- Records for this task
▼▼▼
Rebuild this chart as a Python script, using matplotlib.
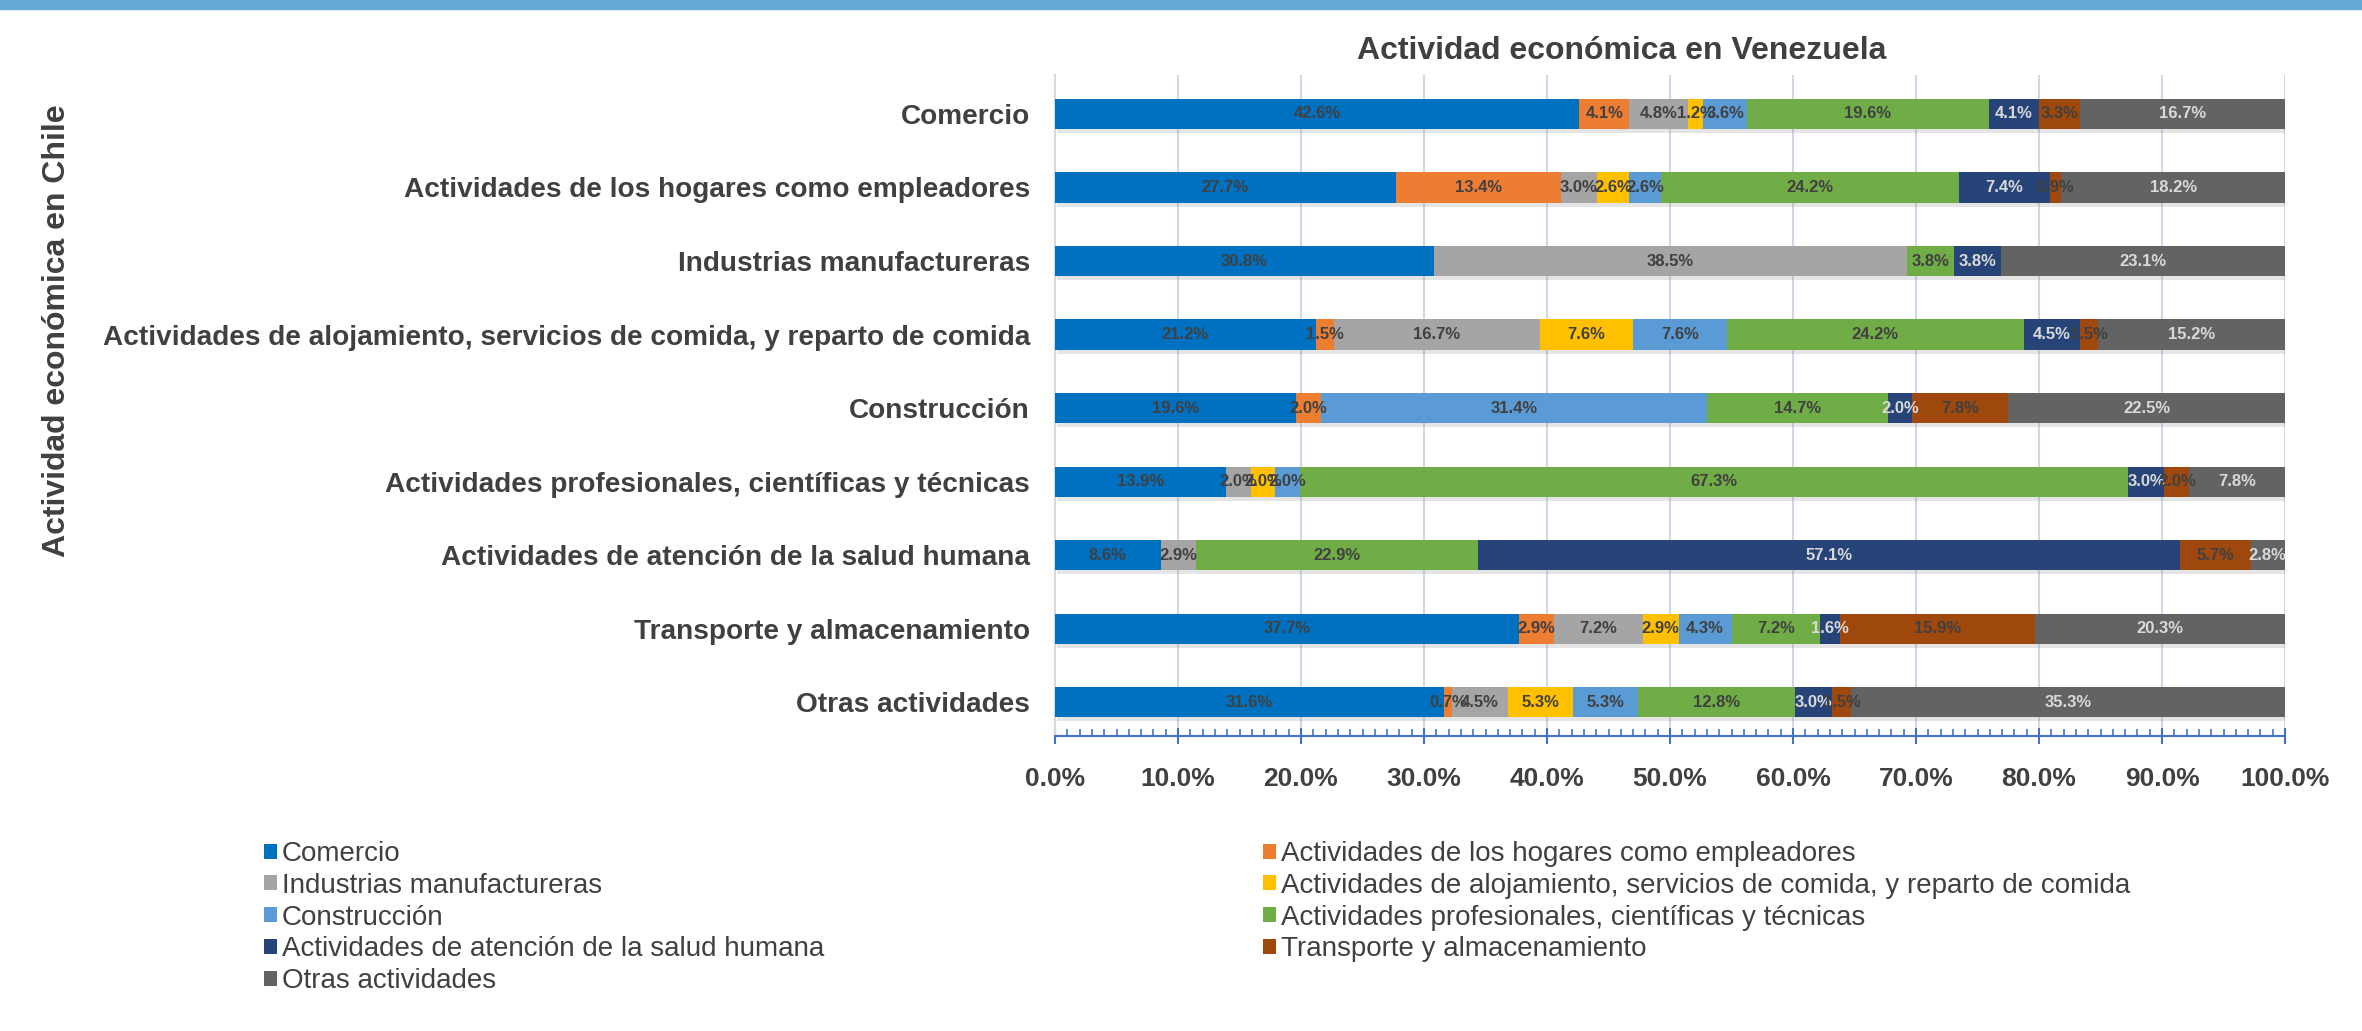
▲▲▲
▼▼▼
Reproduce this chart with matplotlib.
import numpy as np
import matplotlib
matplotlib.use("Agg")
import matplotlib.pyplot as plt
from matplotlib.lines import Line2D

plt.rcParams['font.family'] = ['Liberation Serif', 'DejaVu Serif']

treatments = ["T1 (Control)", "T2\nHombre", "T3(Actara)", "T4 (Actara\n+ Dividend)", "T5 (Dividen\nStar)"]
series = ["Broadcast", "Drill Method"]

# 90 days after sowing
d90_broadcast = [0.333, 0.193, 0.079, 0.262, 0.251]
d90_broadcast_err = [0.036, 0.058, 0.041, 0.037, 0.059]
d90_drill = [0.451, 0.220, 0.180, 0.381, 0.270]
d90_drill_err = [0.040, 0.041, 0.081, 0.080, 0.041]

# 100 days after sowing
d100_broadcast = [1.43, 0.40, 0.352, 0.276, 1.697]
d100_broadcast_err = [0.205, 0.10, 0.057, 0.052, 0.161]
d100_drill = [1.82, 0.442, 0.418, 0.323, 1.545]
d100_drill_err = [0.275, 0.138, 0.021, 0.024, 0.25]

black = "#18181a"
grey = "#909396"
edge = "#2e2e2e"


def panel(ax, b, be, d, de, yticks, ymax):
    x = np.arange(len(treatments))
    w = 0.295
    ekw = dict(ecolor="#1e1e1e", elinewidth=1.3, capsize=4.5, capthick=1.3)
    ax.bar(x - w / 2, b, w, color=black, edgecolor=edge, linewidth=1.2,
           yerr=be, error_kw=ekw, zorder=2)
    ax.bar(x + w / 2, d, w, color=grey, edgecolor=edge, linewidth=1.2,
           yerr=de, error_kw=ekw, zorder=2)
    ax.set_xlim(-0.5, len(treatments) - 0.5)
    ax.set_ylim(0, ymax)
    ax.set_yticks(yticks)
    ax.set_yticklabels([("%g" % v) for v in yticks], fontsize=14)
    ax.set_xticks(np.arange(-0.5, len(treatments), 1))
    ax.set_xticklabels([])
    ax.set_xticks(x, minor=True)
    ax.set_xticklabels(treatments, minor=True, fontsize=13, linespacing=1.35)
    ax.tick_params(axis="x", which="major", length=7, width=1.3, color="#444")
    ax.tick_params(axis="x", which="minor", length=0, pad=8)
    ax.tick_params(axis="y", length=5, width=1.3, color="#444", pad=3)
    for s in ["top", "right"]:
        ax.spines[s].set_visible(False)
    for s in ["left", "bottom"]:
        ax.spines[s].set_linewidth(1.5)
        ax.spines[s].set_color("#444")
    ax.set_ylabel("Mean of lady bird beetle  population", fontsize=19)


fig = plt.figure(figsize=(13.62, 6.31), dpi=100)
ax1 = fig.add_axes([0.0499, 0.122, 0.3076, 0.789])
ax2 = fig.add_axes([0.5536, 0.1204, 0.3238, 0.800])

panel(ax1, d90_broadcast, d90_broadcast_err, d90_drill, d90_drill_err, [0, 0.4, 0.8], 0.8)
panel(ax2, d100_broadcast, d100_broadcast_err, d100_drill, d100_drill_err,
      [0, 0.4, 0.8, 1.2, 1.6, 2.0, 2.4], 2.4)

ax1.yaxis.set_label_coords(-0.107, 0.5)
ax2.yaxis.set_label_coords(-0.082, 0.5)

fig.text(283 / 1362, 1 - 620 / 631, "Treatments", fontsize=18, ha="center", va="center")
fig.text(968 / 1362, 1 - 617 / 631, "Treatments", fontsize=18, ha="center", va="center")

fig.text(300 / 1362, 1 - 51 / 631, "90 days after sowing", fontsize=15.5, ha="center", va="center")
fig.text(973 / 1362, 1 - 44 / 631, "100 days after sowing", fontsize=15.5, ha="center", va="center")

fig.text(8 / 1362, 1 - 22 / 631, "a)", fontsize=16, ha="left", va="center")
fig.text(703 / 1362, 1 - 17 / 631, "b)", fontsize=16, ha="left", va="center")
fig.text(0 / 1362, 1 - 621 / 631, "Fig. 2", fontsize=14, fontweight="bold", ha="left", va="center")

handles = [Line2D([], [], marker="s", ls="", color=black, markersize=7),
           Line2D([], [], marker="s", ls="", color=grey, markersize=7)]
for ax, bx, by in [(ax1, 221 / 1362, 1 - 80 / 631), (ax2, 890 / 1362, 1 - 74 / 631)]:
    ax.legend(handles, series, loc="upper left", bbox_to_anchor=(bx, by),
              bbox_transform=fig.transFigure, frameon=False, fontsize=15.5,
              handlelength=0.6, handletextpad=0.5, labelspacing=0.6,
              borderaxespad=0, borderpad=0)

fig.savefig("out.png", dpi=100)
▲▲▲
- Exercise description
Set down, exactly and alone, the run of lines from the line that has "Reproduce this chart with matplotlib." to the line that has "d90_drill_err = [0.040, 0.041, 0.081, 0.080, 0.041]".

- Full response
Reproduce this chart with matplotlib.
import numpy as np
import matplotlib
matplotlib.use("Agg")
import matplotlib.pyplot as plt
from matplotlib.lines import Line2D

plt.rcParams['font.family'] = ['Liberation Serif', 'DejaVu Serif']

treatments = ["T1 (Control)", "T2\nHombre", "T3(Actara)", "T4 (Actara\n+ Dividend)", "T5 (Dividen\nStar)"]
series = ["Broadcast", "Drill Method"]

# 90 days after sowing
d90_broadcast = [0.333, 0.193, 0.079, 0.262, 0.251]
d90_broadcast_err = [0.036, 0.058, 0.041, 0.037, 0.059]
d90_drill = [0.451, 0.220, 0.180, 0.381, 0.270]
d90_drill_err = [0.040, 0.041, 0.081, 0.080, 0.041]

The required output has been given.